--- start of Records provided ---

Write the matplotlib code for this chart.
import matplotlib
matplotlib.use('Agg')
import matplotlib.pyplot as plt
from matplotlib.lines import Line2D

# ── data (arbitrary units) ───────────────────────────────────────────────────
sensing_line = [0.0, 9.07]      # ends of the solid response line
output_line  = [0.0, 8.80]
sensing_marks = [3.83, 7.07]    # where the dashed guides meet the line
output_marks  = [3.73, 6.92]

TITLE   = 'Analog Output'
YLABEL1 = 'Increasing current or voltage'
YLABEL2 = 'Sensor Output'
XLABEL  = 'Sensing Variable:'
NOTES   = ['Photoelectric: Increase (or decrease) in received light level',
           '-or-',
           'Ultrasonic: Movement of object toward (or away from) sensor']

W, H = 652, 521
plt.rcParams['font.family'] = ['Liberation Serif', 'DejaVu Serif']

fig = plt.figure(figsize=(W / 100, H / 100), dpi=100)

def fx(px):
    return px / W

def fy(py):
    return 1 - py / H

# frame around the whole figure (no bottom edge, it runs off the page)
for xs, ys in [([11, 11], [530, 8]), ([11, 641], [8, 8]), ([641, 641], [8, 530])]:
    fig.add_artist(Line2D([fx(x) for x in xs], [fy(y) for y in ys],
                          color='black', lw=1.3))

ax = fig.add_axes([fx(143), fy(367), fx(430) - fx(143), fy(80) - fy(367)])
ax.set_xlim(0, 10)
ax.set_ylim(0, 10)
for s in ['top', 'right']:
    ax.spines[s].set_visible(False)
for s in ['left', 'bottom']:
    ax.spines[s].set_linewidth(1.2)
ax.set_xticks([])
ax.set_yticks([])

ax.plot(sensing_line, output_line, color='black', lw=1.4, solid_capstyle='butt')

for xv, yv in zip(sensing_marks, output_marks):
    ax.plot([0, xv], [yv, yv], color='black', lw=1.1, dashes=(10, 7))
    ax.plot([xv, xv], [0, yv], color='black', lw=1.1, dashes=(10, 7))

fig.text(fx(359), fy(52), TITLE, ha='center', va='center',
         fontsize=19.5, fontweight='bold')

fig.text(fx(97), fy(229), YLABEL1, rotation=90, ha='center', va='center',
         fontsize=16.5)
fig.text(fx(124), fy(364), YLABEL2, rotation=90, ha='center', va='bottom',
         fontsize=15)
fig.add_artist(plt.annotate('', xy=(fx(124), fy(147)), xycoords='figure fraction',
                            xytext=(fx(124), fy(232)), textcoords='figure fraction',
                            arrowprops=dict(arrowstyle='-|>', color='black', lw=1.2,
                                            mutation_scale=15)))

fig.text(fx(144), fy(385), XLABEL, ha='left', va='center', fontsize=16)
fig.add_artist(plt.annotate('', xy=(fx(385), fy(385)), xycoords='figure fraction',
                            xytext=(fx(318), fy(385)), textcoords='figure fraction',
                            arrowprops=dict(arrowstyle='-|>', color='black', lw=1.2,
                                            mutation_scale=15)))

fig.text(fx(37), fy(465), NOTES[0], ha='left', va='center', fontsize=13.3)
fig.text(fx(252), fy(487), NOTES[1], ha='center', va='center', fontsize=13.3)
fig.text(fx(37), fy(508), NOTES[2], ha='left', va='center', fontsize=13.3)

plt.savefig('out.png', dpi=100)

--- end of Records provided ---
--- start of Records provided ---

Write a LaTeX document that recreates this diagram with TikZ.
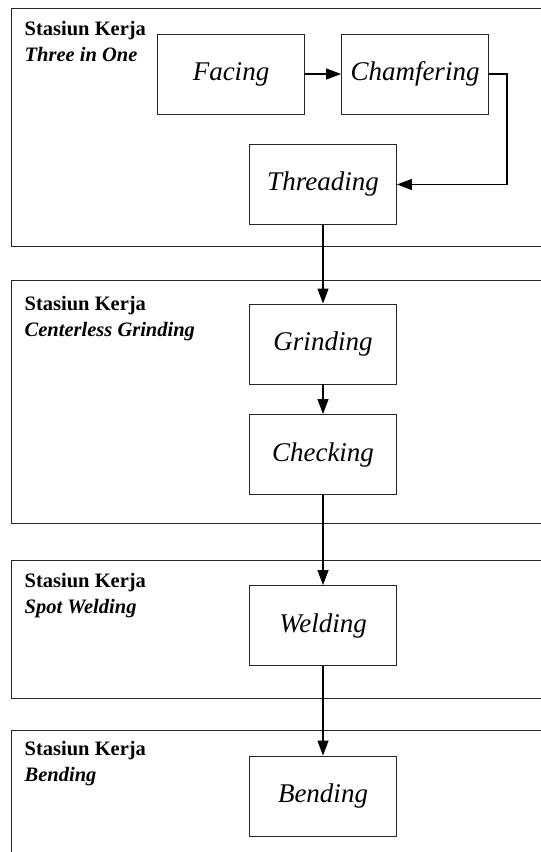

--- end of Records provided ---

▶ Task goal
Exactly and exclusively, reproduce the lines that start at the line containing "Write the matplotlib code for this chart." and end at the line containing "color='black', lw=1.3))", inclusive of both.

▶ Written solution
Write the matplotlib code for this chart.
import matplotlib
matplotlib.use('Agg')
import matplotlib.pyplot as plt
from matplotlib.lines import Line2D

# ── data (arbitrary units) ───────────────────────────────────────────────────
sensing_line = [0.0, 9.07]      # ends of the solid response line
output_line  = [0.0, 8.80]
sensing_marks = [3.83, 7.07]    # where the dashed guides meet the line
output_marks  = [3.73, 6.92]

TITLE   = 'Analog Output'
YLABEL1 = 'Increasing current or voltage'
YLABEL2 = 'Sensor Output'
XLABEL  = 'Sensing Variable:'
NOTES   = ['Photoelectric: Increase (or decrease) in received light level',
           '-or-',
           'Ultrasonic: Movement of object toward (or away from) sensor']

W, H = 652, 521
plt.rcParams['font.family'] = ['Liberation Serif', 'DejaVu Serif']

fig = plt.figure(figsize=(W / 100, H / 100), dpi=100)

def fx(px):
    return px / W

def fy(py):
    return 1 - py / H

# frame around the whole figure (no bottom edge, it runs off the page)
for xs, ys in [([11, 11], [530, 8]), ([11, 641], [8, 8]), ([641, 641], [8, 530])]:
    fig.add_artist(Line2D([fx(x) for x in xs], [fy(y) for y in ys],
                          color='black', lw=1.3))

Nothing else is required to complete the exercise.